:: Source material

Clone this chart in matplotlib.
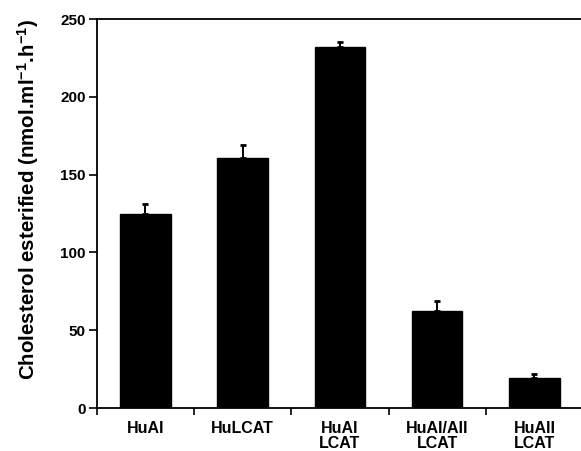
import matplotlib
matplotlib.use('Agg')
import matplotlib.pyplot as plt
import numpy as np

plt.rcParams['font.family'] = ['Liberation Sans', 'DejaVu Sans']
plt.rcParams['mathtext.fontset'] = 'custom'
plt.rcParams['mathtext.rm'] = 'Liberation Sans:bold'
plt.rcParams['mathtext.default'] = 'rm'

# data
categories = ['HuAI', 'HuLCAT', 'HuAI\nLCAT', 'HuAI/AII\nLCAT', 'HuAII\nLCAT']
values = [125, 161, 232, 62.5, 19.3]
errors = [6, 8, 3, 6.3, 2.7]

fig = plt.figure(figsize=(5.81, 4.51), dpi=100)
ax = fig.add_axes([0.1665, 0.0953, 0.837, 0.8625])

x = np.arange(len(categories))
ax.bar(x, values, width=0.52, color='black', edgecolor='black')
ax.errorbar(x, values, yerr=[np.zeros(len(errors)), errors], fmt='none',
            ecolor='black', elinewidth=1.4, capsize=2.2, capthick=2)

ax.set_xlim(-0.5, 4.5)
ax.set_ylim(0, 250)
ax.set_yticks([0, 50, 100, 150, 200, 250])
ax.tick_params(axis='y', direction='out', length=6, width=1.2, labelsize=11, pad=2)
for lab in ax.get_yticklabels():
    lab.set_fontweight('bold')

# ticks at category boundaries, labels at centres
ax.set_xticks(np.arange(-0.5, 4.6, 1.0))
ax.set_xticklabels([])
ax.tick_params(axis='x', which='major', direction='out', length=5, width=1.2)
ax.set_xticks(x, minor=True)
ax.set_xticklabels(categories, minor=True, fontsize=11.5, fontweight='bold',
                   linespacing=1.0, va='top')
ax.tick_params(axis='x', which='minor', length=0, pad=9)

ax.spines['right'].set_visible(False)
for s in ['left', 'bottom', 'top']:
    ax.spines[s].set_linewidth(1.3)

# y label sits a little above the axes centre in the reference
fig.text(28 / 581, 1 - 200 / 451,
         r'Cholesterol esterified (nmol.ml$^{-1}$.h$^{-1}$)',
         rotation=90, ha='center', va='center', fontsize=14.8, fontweight='bold')

fig.savefig('out.png', dpi=100)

::::

*Exercise instructions:* Repeat only the lines from the beginning of the material through the line containing "import numpy as np", both ends kept, leaving pictures out.

*Completed task:*
Clone this chart in matplotlib.
import matplotlib
matplotlib.use('Agg')
import matplotlib.pyplot as plt
import numpy as np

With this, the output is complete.